His work also challenges persistent misconceptions. A common misconception: migrants take more than they give.
“According to the American Immigration Council, in Illinois alone, migrant communities contribute $180-200 billion to the economy annually through labor force participation, entrepreneurship, consumer spending and tax contribution,” Dr. Olanrewaju explained. “But myth travels faster than facts.”
That myth is often politically amplified, turning human movement into an alienated narrative rather than a shared reality.
Educating future generations
At its core, psychology offers tools to understand behavior, trauma, identity, and connection. At its best, psychology also offers something more powerful: a framework for collective change.

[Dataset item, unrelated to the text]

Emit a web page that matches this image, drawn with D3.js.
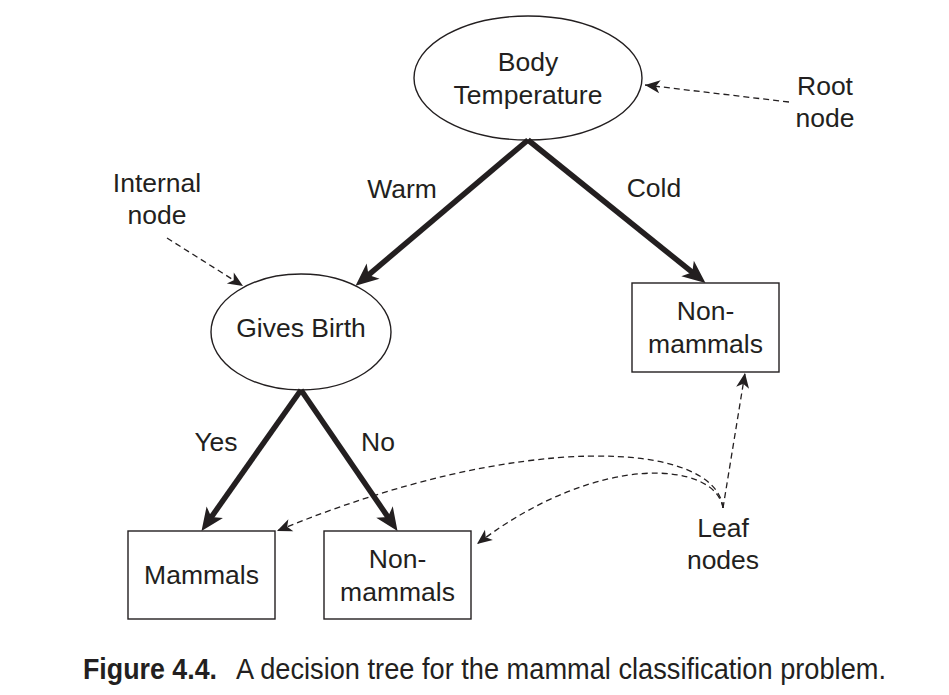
<!DOCTYPE html>
<html>
<head>
<meta charset="utf-8">
<script src="https://cdn.jsdelivr.net/npm/d3@7"></script>
<style>
  body { margin: 0; background: #fff; }
  svg text { font-family: "Liberation Sans", Arial, Helvetica, sans-serif; fill: #231f20; }
</style>
</head>
<body>
<div id="viz"></div>
<script>
// tree content
const node_ids = ['root', 'gives_birth', 'leaf_cold', 'leaf_yes', 'leaf_no'];
const node_labels = [['Body', 'Temperature'], ['Gives Birth'], ['Non-', 'mammals'], ['Mammals'], ['Non-', 'mammals']];
const node_shapes = ['ellipse', 'ellipse', 'box', 'box', 'box'];

const edge_from = ['root', 'root', 'gives_birth', 'gives_birth'];
const edge_to = ['gives_birth', 'leaf_cold', 'leaf_yes', 'leaf_no'];
const edge_labels = ['Warm', 'Cold', 'Yes', 'No'];

const note_labels = [['Root', 'node'], ['Internal', 'node'], ['Leaf', 'nodes']];
const note_targets = [['root'], ['gives_birth'], ['leaf_cold', 'leaf_yes', 'leaf_no']];

const caption_bold = 'Figure 4.4.';
const caption_text = 'A decision tree for the mammal classification problem.';

const LAYOUT = {
  width: 949,
  height: 695,
  color: '#231f20',
  font_size: 26.5,
  line_height: 33,
  // node centres and sizes (label_dy nudges the text)
  nodes: {
    root:        { x: 528,   y: 78,  rx: 114, ry: 62, label_dy: 0 },
    gives_birth: { x: 301,   y: 332, rx: 90,  ry: 58, label_dy: -4 },
    leaf_cold:   { x: 705.5, y: 327.5, w: 147, h: 89, label_dy: 0 },
    leaf_yes:    { x: 201.5, y: 575, w: 147, h: 88, label_dy: 0 },
    leaf_no:     { x: 397.5, y: 575, w: 147, h: 88, label_dy: 0 }
  },
  edge_label_pos: [[402, 198], [654, 197], [216, 451], [378, 451]],
  notes: [
    { x: 825, y: 95,  from: [[789, 102]], to: [[645, 85]] },
    { x: 157, y: 192, from: [[167, 238]], to: [[243, 286]] },
    { x: 723, y: 537, from: [[723, 508], [723, 508], [723, 508]],
      to: [[745, 373], [277, 531], [477, 544]],
      ctrl: [null, [[716, 440], [520, 430]], [[716, 462], [600, 450]]] }
  ]
}

const svg = d3.select('#viz').append('svg')
  .attr('width', LAYOUT.width)
  .attr('height', LAYOUT.height);

const defs = svg.append('defs');

defs.append('marker')
  .attr('id', 'arrow_bold')
  .attr('markerUnits', 'userSpaceOnUse')
  .attr('viewBox', '-24 -12 26 24')
  .attr('markerWidth', 26).attr('markerHeight', 24)
  .attr('refX', 0).attr('refY', 0)
  .attr('orient', 'auto')
  .append('path')
  .attr('d', 'M0,0 L-23,-10 L-17,0 L-23,10 Z')
  .attr('fill', LAYOUT.color);

defs.append('marker')
  .attr('id', 'arrow_dash')
  .attr('markerUnits', 'userSpaceOnUse')
  .attr('viewBox', '-16 -8 18 16')
  .attr('markerWidth', 18).attr('markerHeight', 16)
  .attr('refX', 0).attr('refY', 0)
  .attr('orient', 'auto')
  .append('path')
  .attr('d', 'M0,0 L-15,-6.5 L-11,0 L-15,6.5 Z')
  .attr('fill', LAYOUT.color);

function multiline(g, lines, x, y) {
  const off = 9 - (lines.length - 1) * LAYOUT.line_height / 2;
  g.append('text')
    .attr('text-anchor', 'middle')
    .attr('font-size', LAYOUT.font_size)
    .selectAll('tspan')
    .data(lines)
    .join('tspan')
    .attr('x', x)
    .attr('y', (d, i) => y + off + i * LAYOUT.line_height)
    .text(d => d);
}

// where an edge leaves the parent and where it meets the child
function edge_start(id) {
  const n = LAYOUT.nodes[id];
  return [n.x, n.y + n.ry];
}

function edge_end(id, start) {
  const n = LAYOUT.nodes[id];
  if (node_shapes[node_ids.indexOf(id)] === 'box') {
    return [n.x, n.y - n.h / 2];
  }
  const dx = start[0] - n.x, dy = start[1] - n.y;
  const t = 1 / Math.sqrt((dx / n.rx) ** 2 + (dy / n.ry) ** 2);
  return [n.x + dx * t, n.y + dy * t];
}

// edges
const edges = svg.append('g').classed('edges', true);
edge_from.forEach((from, i) => {
  const s = edge_start(from);
  const e = edge_end(edge_to[i], s);
  // pull the line end back a bit so the arrow tip stays sharp
  const len = Math.hypot(e[0] - s[0], e[1] - s[1]);
  const k = (len - 14) / len;
  edges.append('line')
    .attr('x1', s[0]).attr('y1', s[1])
    .attr('x2', s[0] + (e[0] - s[0]) * k).attr('y2', s[1] + (e[1] - s[1]) * k)
    .attr('stroke', LAYOUT.color)
    .attr('stroke-width', 5.5);
  edges.append('path')
    .attr('d', `M${s[0] + (e[0] - s[0]) * k},${s[1] + (e[1] - s[1]) * k}L${e[0]},${e[1]}`)
    .attr('stroke', 'none')
    .attr('fill', 'none')
    .attr('marker-end', 'url(#arrow_bold)');
  const [lx, ly] = LAYOUT.edge_label_pos[i];
  edges.append('text')
    .attr('x', lx).attr('y', ly)
    .attr('text-anchor', 'middle')
    .attr('font-size', LAYOUT.font_size)
    .text(edge_labels[i]);
});

// nodes
const nodes = svg.append('g').classed('nodes', true);
node_ids.forEach((id, i) => {
  const n = LAYOUT.nodes[id];
  if (node_shapes[i] === 'ellipse') {
    nodes.append('ellipse')
      .attr('cx', n.x).attr('cy', n.y)
      .attr('rx', n.rx).attr('ry', n.ry)
      .attr('fill', 'none')
      .attr('stroke', LAYOUT.color)
      .attr('stroke-width', 1.4);
  } else {
    nodes.append('rect')
      .attr('x', n.x - n.w / 2).attr('y', n.y - n.h / 2)
      .attr('width', n.w).attr('height', n.h)
      .attr('fill', 'none')
      .attr('stroke', LAYOUT.color)
      .attr('stroke-width', 1.4);
  }
  multiline(nodes, node_labels[i], n.x, n.y + n.label_dy);
});

// annotations with dashed pointers
const notes = svg.append('g').classed('notes', true);
const line = d3.line().curve(d3.curveLinear);
note_labels.forEach((lines, i) => {
  const note = LAYOUT.notes[i];
  notes.append('text')
    .attr('text-anchor', 'middle')
    .attr('font-size', LAYOUT.font_size)
    .selectAll('tspan')
    .data(lines)
    .join('tspan')
    .attr('x', note.x)
    .attr('y', (d, j) => note.y + j * 32)
    .text(d => d);

  note_targets[i].forEach((target, j) => {
    const a = note.from[j], b = note.to[j];
    const c = note.ctrl ? note.ctrl[j] : null;
    let d;
    if (c) {
      const p = d3.path();
      p.moveTo(a[0], a[1]);
      p.bezierCurveTo(c[0][0], c[0][1], c[1][0], c[1][1], b[0], b[1]);
      d = p.toString();
    } else {
      d = line([a, b]);
    }
    notes.append('path')
      .attr('d', d)
      .attr('fill', 'none')
      .attr('stroke', LAYOUT.color)
      .attr('stroke-width', 1.3)
      .attr('stroke-dasharray', '6,4')
      .attr('marker-end', 'url(#arrow_dash)');
  });
});

// caption
const caption = svg.append('g').classed('caption', true);
caption.append('text')
  .attr('x', 83).attr('y', 679)
  .attr('font-size', 29)
  .attr('font-weight', 'bold')
  .attr('textLength', 134)
  .attr('lengthAdjust', 'spacingAndGlyphs')
  .text(caption_bold);
caption.append('text')
  .attr('x', 236).attr('y', 679)
  .attr('font-size', 29)
  .attr('textLength', 650)
  .attr('lengthAdjust', 'spacingAndGlyphs')
  .text(caption_text);
</script>
</body>
</html>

“Psychology invites us to question conditions rather than merely observe them,” Dr. Olanrewaju said. “Not only what is happening, but why these realities exist, and how they can be transformed.”
At Adler, Dr. Olanrewaju carries this work into the classroom, where he challenges students to think critically about power, privilege, and global systems.
His courses don’t just explore theory; they require students to design real-world interventions.
From programs supporting migrant youth to tools that improve safety for marginalized communities, students leave with tangible solutions and a deeper understanding of their role in shaping the future.
“We are losing the art of critical discourse,” Dr. Olanrewaju said. “Yet transformation has always begun where difficult conversations are still allowed to happen. That’s where growth happens. That’s where change begins.”
In one of his favorite courses, Social Determinants of Mental Health, the learning doesn’t end in discussion, but it becomes creation.
By the end of the class, students are asked to design a real-world intervention: a program or policy intervention that addresses a social issue impacting mental health.
One student designed a visual indicator for deaf drivers to place at the back of their vehicles, helping police officers understand their communication needs before an interaction escalates.
“It’s small,” Dr. Olanrewaju explained. “But it saves lives.”
Other students have developed programs to support unhoused individuals, underemployed migrants, and proposed state-level policy for students in active military duties. All these intervention shape mental health long before someone enters a counseling space.
For many, it’s the first time they see themselves not just as future practitioners, but as changemakers.
Moving forward
Despite the complexity of the work, and the emotional weight it carries, Dr. Olanrewaju remains grounded in hope. Not because the challenges are small, but because the commitment of people is immense.
“Some of my colleagues are doing this work with no resources, no recognition,” Dr Olanrewaju said. “They just keep going.”
That quiet persistence, he believes, is what will ultimately drive change.
As Psychology Day at the United Nations approaches, Olanrewaju’s message is simple: belonging is not a privilege. It centers on human needs.
In a world where borders continue to shape lives, psychology has a critical role to play, not just in understanding that need, but in helping societies meet it.
Behind every statistic is a story, and behind every story is a person still searching for a place to belong.
“There is more that connects us than divides us,” Dr. Olanrewaju said. “We just have to be willing to see it.”